As mainstream journalism in the UK faces the biggest crisis of its history, the lunatic fringe of the National Union of Journalists is not short of windmills to charge. At the policy-setting annual conference in Southport last weekend, motions took on the 1984 killings of Sikhs in India (a bad thing), Arnold Schwarzenegger’s termination of the school book budget in California (a bad thing) and Israel (a flawed but nonetheless welcome beacon of press freedom in a sea of dictatorships).

Sorry, we made the last one up. More on that later.

The prime moment of loopiness, however, came when one over-excited delegate proposed banning photography. Of a conference of journalists. The trigger was the undeniably unpleasant discovery that the thuggish and semi-literate Redwatch website had reproduced a journalism student’s photo of two dippy-looking delegates posing outside the conference with copies of Socialist Worker. Luckily, sanity prevailed after a stirring speech by another student.
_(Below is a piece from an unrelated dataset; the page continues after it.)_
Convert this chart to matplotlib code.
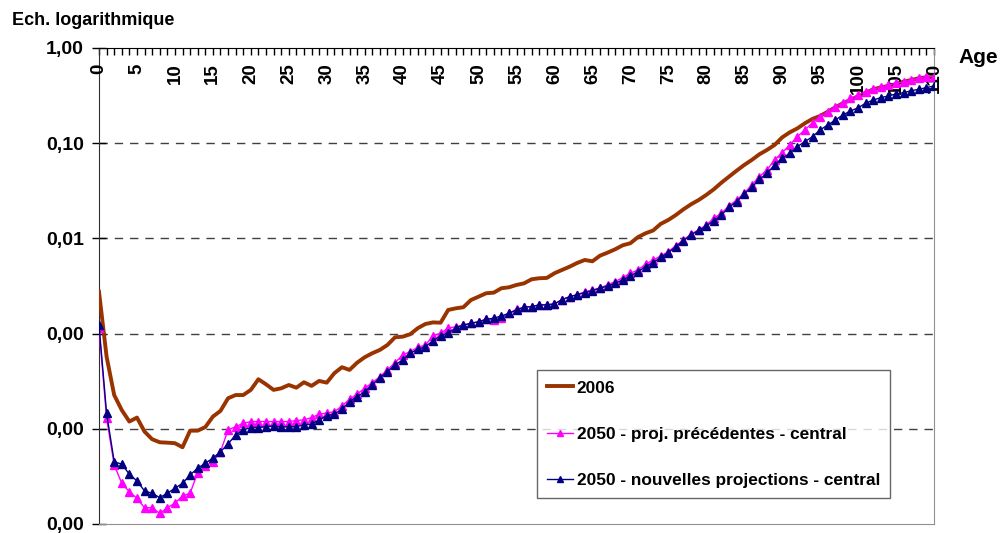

Back to the big question. Item five of a seven-point round-robin condemnation of Israel noted “The call by the Scottish TUC for a campaign of boycott, disinvestment and sanctions against Israel.
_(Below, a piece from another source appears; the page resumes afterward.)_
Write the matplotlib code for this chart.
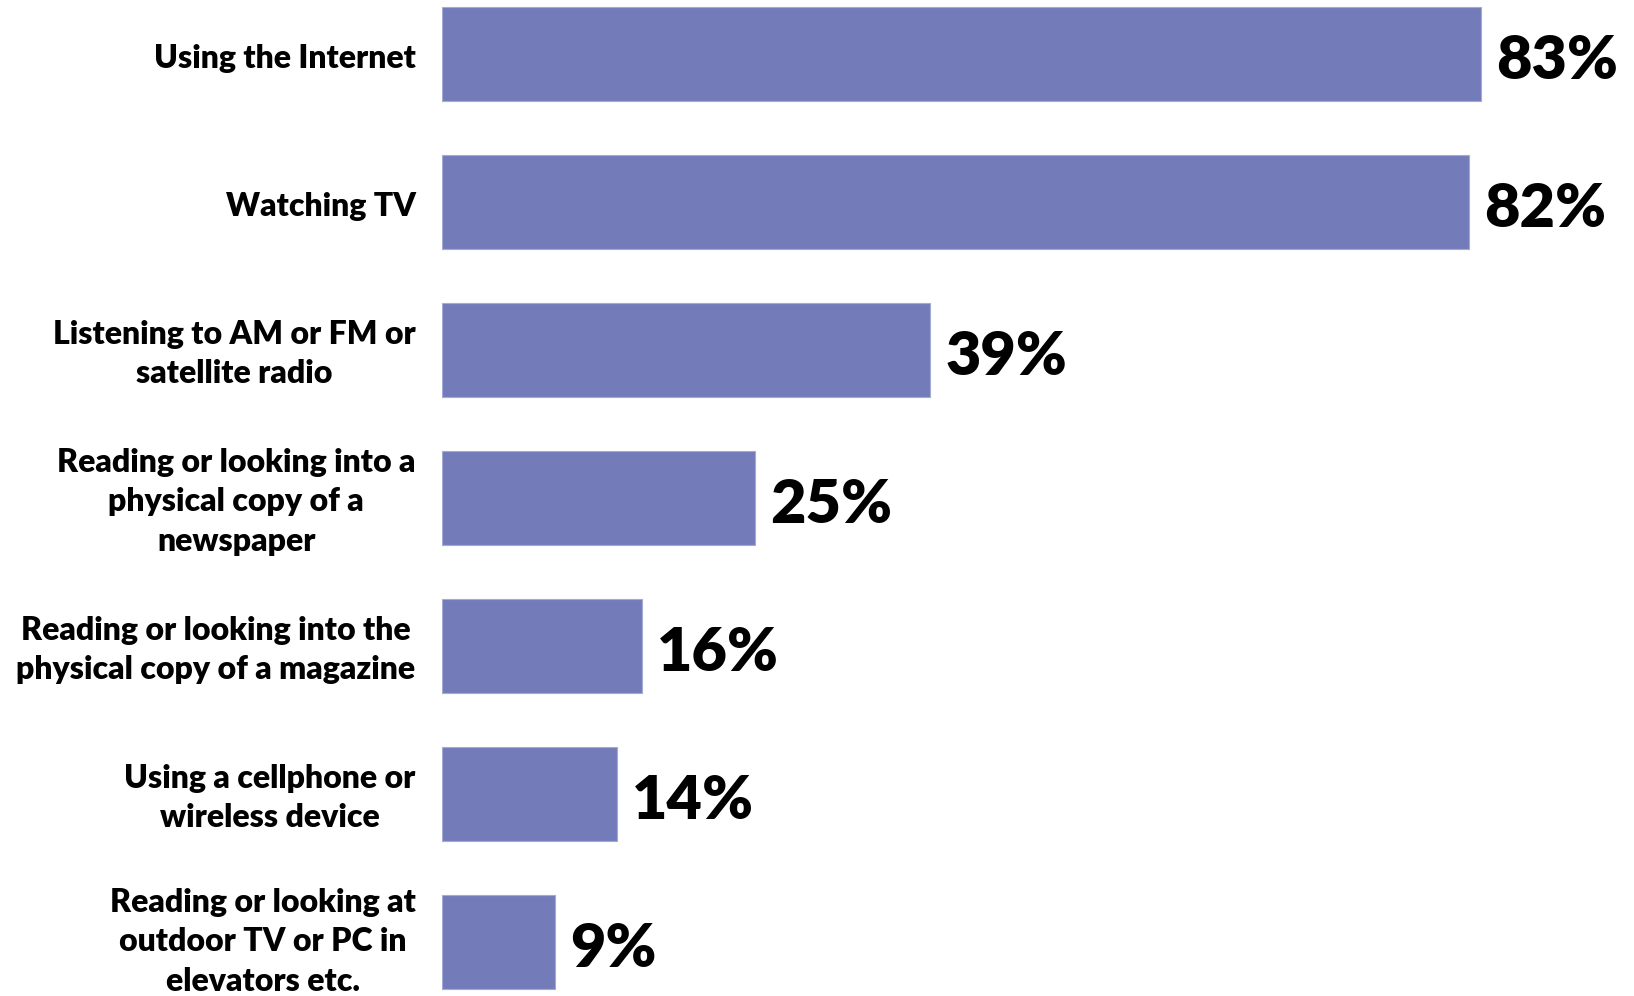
import matplotlib
matplotlib.use("Agg")
import matplotlib.pyplot as plt
import matplotlib.transforms as mtransforms

# Categorías y valores (%)
categories = [
    "Using the Internet",
    "Watching TV",
    "Listening to AM or FM or\nsatellite radio",
    "Reading or looking into a\nphysical copy of a\nnewspaper",
    "Reading or looking into the\nphysical copy of a magazine",
    "Using a cellphone or\nwireless device",
    "Reading or looking at\noutdoor TV or PC in\nelevators etc.",
]
values = [83, 82, 39, 25, 16, 14, 9]
value_labels = ["83%", "82%", "39%", "25%", "16%", "14%", "9%"]

bar_color = "#737bb9"

plt.rcParams['font.family'] = ['Lato', 'DejaVu Sans']

fig = plt.figure(figsize=(16.34, 9.96), dpi=100)
ax = fig.add_axes([0.2705, 0.0, 0.7295, 1.0])

ypos = list(range(len(values)))
ax.barh(ypos, values, height=0.635, color=bar_color, edgecolor="#a4aad6", linewidth=0.8)

for y, v, lab in zip(ypos, values, value_labels):
    ax.text(v + 1.2, y + 0.05, lab, va="center", ha="left",
            fontsize=44, fontweight="heavy", color="black")

ax.set_yticks(ypos)
ax.set_yticklabels(categories, fontsize=23, fontweight="heavy",
                   multialignment="center", linespacing=1.45, va="center")
ax.tick_params(axis="y", length=0, pad=19)
# bajar un poco las etiquetas (la última no, para que no se corte)
labels = ax.get_yticklabels()
for lbl in labels[:-1]:
    offset = mtransforms.ScaledTranslation(0, -0.04, fig.dpi_scale_trans)
    lbl.set_transform(lbl.get_transform() + offset)
ax.set_xticks([])
ax.set_xlim(0, 95.2)
ax.set_ylim(6.365, -0.365)
for s in ax.spines.values():
    s.set_visible(False)

fig.savefig("out.png", dpi=100)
The National Executive opposed the motion and tried to remove the boycott paragraph, but the standing orders committee ruled that it had to be taken as a whole. It passed overwhelmingly.

The NEC was also rebuffed when it called on members to vote for an amendment that would have excused the NUJ from the next trade union delegation to Palestine/Israel on the grounds that participation would compromise journalists’ impartiality. The sentiment got short shrift. “The Middle East is not a football match where journalists can hold impartiality,” said David Crouch of the London Central Branch. “We must be on the side of those who suffer most.”

The good news from our inky-fingered brothers and sisters is that the gap between the loonie fringe and the mainstream mass of working journalists has been shown up decisively by the (relatively) high turnout of in the election for the NUJ’s house magazine, The Journalist. The NUJ Left’s candidate was soundly defeated by Christine Buckley, a former Times reporter and the only woman in the eight-sided race.

Placed second was freelance Michael Cross, who had stated explicitly that The Journalist under his editorship would have less space for political campaigns of only marginal relevance to journalism. And despite the backing of his PCS boss Mark Serwotka, NUJ Left’s candidate Richard Simcox came a dismal seventh.

To add to NUJ Left’s woes, the house Bilderberg enthusiast and 7/7 Troofer told the conference webcast that he would not consider joining the fringe group.

Still any organisation that Gosling won’t have anything to do with must have something going for it.